(Stored data entries)
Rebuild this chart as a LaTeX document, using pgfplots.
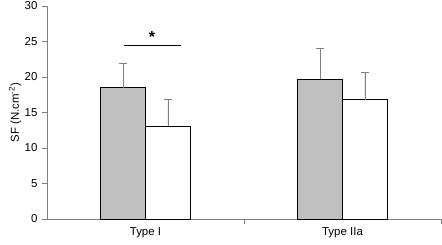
\documentclass[border=0pt]{standalone}
\usepackage{pgfplots}
\pgfplotsset{compat=1.18}
\usepackage{fontspec}
\setmainfont{Liberation Sans}
\definecolor{axgray}{RGB}{128,128,128}
\definecolor{barfill}{RGB}{192,192,192}
\begin{document}
\begin{tikzpicture}
\path[use as bounding box] (-47bp,-26bp) rectangle (395bp,219bp);
\begin{axis}[
  at={(0,0)}, anchor=origin,
  scale only axis, width=394bp, height=213bp,
  xmin=0, xmax=2, ymin=0, ymax=30,
  axis x line*=bottom, axis y line*=left,
  axis line style={axgray, line width=0.8pt},
  every tick/.style={axgray, line width=0.8pt},
  ytick={0,5,...,30},
  tick align=outside, major tick length=5bp,
  xtick={1,2}, xticklabels={},
  extra x ticks={0.5,1.5}, extra x tick labels={Type I, Type IIa},
  extra x tick style={major tick length=0pt, tick label style={yshift=-5bp}},
  font=\fontsize{11.5}{13}\selectfont,
  tick label style={font=\fontsize{11.5}{13}\selectfont},
  yticklabel style={xshift=-1bp},
  /pgf/number format/assume math mode=true,
  ylabel={SF (N.cm\textsuperscript{-2})},
  ylabel style={at={(axis description cs:-0.081,0.5)}, anchor=center},
  ybar, bar width=0.228,
  error bars/y dir=plus, error bars/y explicit,
  error bars/error bar style={axgray, line width=0.8pt},
  error bars/error mark options={rotate=90, axgray, mark size=4bp, line width=0.8pt},
  clip=false,
]
\addplot[draw=black, fill=barfill, line width=0.8pt, bar shift=-0.114] coordinates {(0.5,18.5) +- (0,3.4) (1.5,19.7) +- (0,4.3)};
\addplot[draw=black, fill=white, line width=0.8pt, bar shift=0.114] coordinates {(0.5,13.1) +- (0,3.8) (1.5,16.8) +- (0,3.8)};
\draw[black, line width=0.8pt] (axis cs:0.39,24.5) -- (axis cs:0.68,24.5);
\node[font=\fontsize{16}{16}\selectfont\bfseries] at (axis cs:0.533,25.7) {*};
\end{axis}
\end{tikzpicture}
\end{document}
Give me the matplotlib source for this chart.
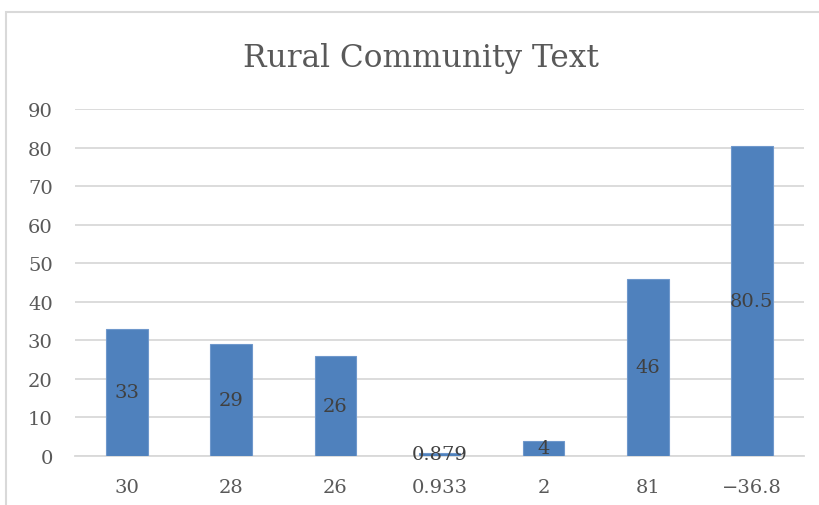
import numpy as np
import matplotlib.pyplot as plt
from matplotlib.patches import Rectangle

# Chart data
categories = ["30", "28", "26", "0.933", "2", "81", "\u221236.8"]
values = [33, 29, 26, 0.879, 4, 46, 80.5]
value_labels = ["33", "29", "26", "0.879", "4", "46", "80.5"]
y_ticks = [0, 10, 20, 30, 40, 50, 60, 70, 80, 90]

plt.rcParams['font.family'] = ['DejaVu Serif']

fig = plt.figure(figsize=(8.19, 5.06), dpi=100)
ax = fig.add_axes([75 / 819, 1 - 457 / 506, (804 - 75) / 819, (457 - 110) / 506])

x = np.arange(len(categories))
bars = ax.bar(x, values, width=0.40, color="#4f81bd", edgecolor="#6f98cc",
              linewidth=0.8, zorder=3)

# data labels centred in each bar
for xi, v, lab in zip(x, values, value_labels):
    ax.text(xi, v / 2, lab, ha="center", va="center", fontsize=14,
            color="#404040", zorder=4)

ax.set_xlim(-0.5, len(categories) - 0.5)
ax.set_ylim(0, 90)
ax.set_yticks(y_ticks)
ax.set_xticks(x)
ax.set_xticklabels(categories)
ax.tick_params(axis="both", length=0, labelsize=14, labelcolor="#595959")
ax.tick_params(axis="x", pad=16)
ax.tick_params(axis="y", pad=16)

ax.grid(axis="y", color="#d9d9d9", linewidth=1.3, zorder=0)
for side in ["top", "right", "left"]:
    ax.spines[side].set_visible(False)
ax.spines["bottom"].set_color("#d9d9d9")
ax.spines["bottom"].set_linewidth(1.3)

fig.text(421 / 819, 1 - 58 / 506, "Rural Community Text", ha="center",
         va="center", fontsize=22.5, color="#595959")

# chart area border (cut off on right and bottom)
fig.patches.append(Rectangle((6 / 819, -0.2), 1.2, 1.2 - 13 / 506,
                             transform=fig.transFigure, fill=False,
                             edgecolor="#d9d9d9", linewidth=1.5))

fig.savefig("out.png", dpi=100)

#### [Directions]
Copy out the listing exactly as it stands, but not the pictures.

#### [Task output]
Rebuild this chart as a LaTeX document, using pgfplots.
\documentclass[border=0pt]{standalone}
\usepackage{pgfplots}
\pgfplotsset{compat=1.18}
\usepackage{fontspec}
\setmainfont{Liberation Sans}
\definecolor{axgray}{RGB}{128,128,128}
\definecolor{barfill}{RGB}{192,192,192}
\begin{document}
\begin{tikzpicture}
\path[use as bounding box] (-47bp,-26bp) rectangle (395bp,219bp);
\begin{axis}[
  at={(0,0)}, anchor=origin,
  scale only axis, width=394bp, height=213bp,
  xmin=0, xmax=2, ymin=0, ymax=30,
  axis x line*=bottom, axis y line*=left,
  axis line style={axgray, line width=0.8pt},
  every tick/.style={axgray, line width=0.8pt},
  ytick={0,5,...,30},
  tick align=outside, major tick length=5bp,
  xtick={1,2}, xticklabels={},
  extra x ticks={0.5,1.5}, extra x tick labels={Type I, Type IIa},
  extra x tick style={major tick length=0pt, tick label style={yshift=-5bp}},
  font=\fontsize{11.5}{13}\selectfont,
  tick label style={font=\fontsize{11.5}{13}\selectfont},
  yticklabel style={xshift=-1bp},
  /pgf/number format/assume math mode=true,
  ylabel={SF (N.cm\textsuperscript{-2})},
  ylabel style={at={(axis description cs:-0.081,0.5)}, anchor=center},
  ybar, bar width=0.228,
  error bars/y dir=plus, error bars/y explicit,
  error bars/error bar style={axgray, line width=0.8pt},
  error bars/error mark options={rotate=90, axgray, mark size=4bp, line width=0.8pt},
  clip=false,
]
\addplot[draw=black, fill=barfill, line width=0.8pt, bar shift=-0.114] coordinates {(0.5,18.5) +- (0,3.4) (1.5,19.7) +- (0,4.3)};
\addplot[draw=black, fill=white, line width=0.8pt, bar shift=0.114] coordinates {(0.5,13.1) +- (0,3.8) (1.5,16.8) +- (0,3.8)};
\draw[black, line width=0.8pt] (axis cs:0.39,24.5) -- (axis cs:0.68,24.5);
\node[font=\fontsize{16}{16}\selectfont\bfseries] at (axis cs:0.533,25.7) {*};
\end{axis}
\end{tikzpicture}
\end{document}
Give me the matplotlib source for this chart.
import numpy as np
import matplotlib.pyplot as plt
from matplotlib.patches import Rectangle

# Chart data
categories = ["30", "28", "26", "0.933", "2", "81", "\u221236.8"]
values = [33, 29, 26, 0.879, 4, 46, 80.5]
value_labels = ["33", "29", "26", "0.879", "4", "46", "80.5"]
y_ticks = [0, 10, 20, 30, 40, 50, 60, 70, 80, 90]

plt.rcParams['font.family'] = ['DejaVu Serif']

fig = plt.figure(figsize=(8.19, 5.06), dpi=100)
ax = fig.add_axes([75 / 819, 1 - 457 / 506, (804 - 75) / 819, (457 - 110) / 506])

x = np.arange(len(categories))
bars = ax.bar(x, values, width=0.40, color="#4f81bd", edgecolor="#6f98cc",
              linewidth=0.8, zorder=3)

# data labels centred in each bar
for xi, v, lab in zip(x, values, value_labels):
    ax.text(xi, v / 2, lab, ha="center", va="center", fontsize=14,
            color="#404040", zorder=4)

ax.set_xlim(-0.5, len(categories) - 0.5)
ax.set_ylim(0, 90)
ax.set_yticks(y_ticks)
ax.set_xticks(x)
ax.set_xticklabels(categories)
ax.tick_params(axis="both", length=0, labelsize=14, labelcolor="#595959")
ax.tick_params(axis="x", pad=16)
ax.tick_params(axis="y", pad=16)

ax.grid(axis="y", color="#d9d9d9", linewidth=1.3, zorder=0)
for side in ["top", "right", "left"]:
    ax.spines[side].set_visible(False)
ax.spines["bottom"].set_color("#d9d9d9")
ax.spines["bottom"].set_linewidth(1.3)

fig.text(421 / 819, 1 - 58 / 506, "Rural Community Text", ha="center",
         va="center", fontsize=22.5, color="#595959")

# chart area border (cut off on right and bottom)
fig.patches.append(Rectangle((6 / 819, -0.2), 1.2, 1.2 - 13 / 506,
                             transform=fig.transFigure, fill=False,
                             edgecolor="#d9d9d9", linewidth=1.5))

fig.savefig("out.png", dpi=100)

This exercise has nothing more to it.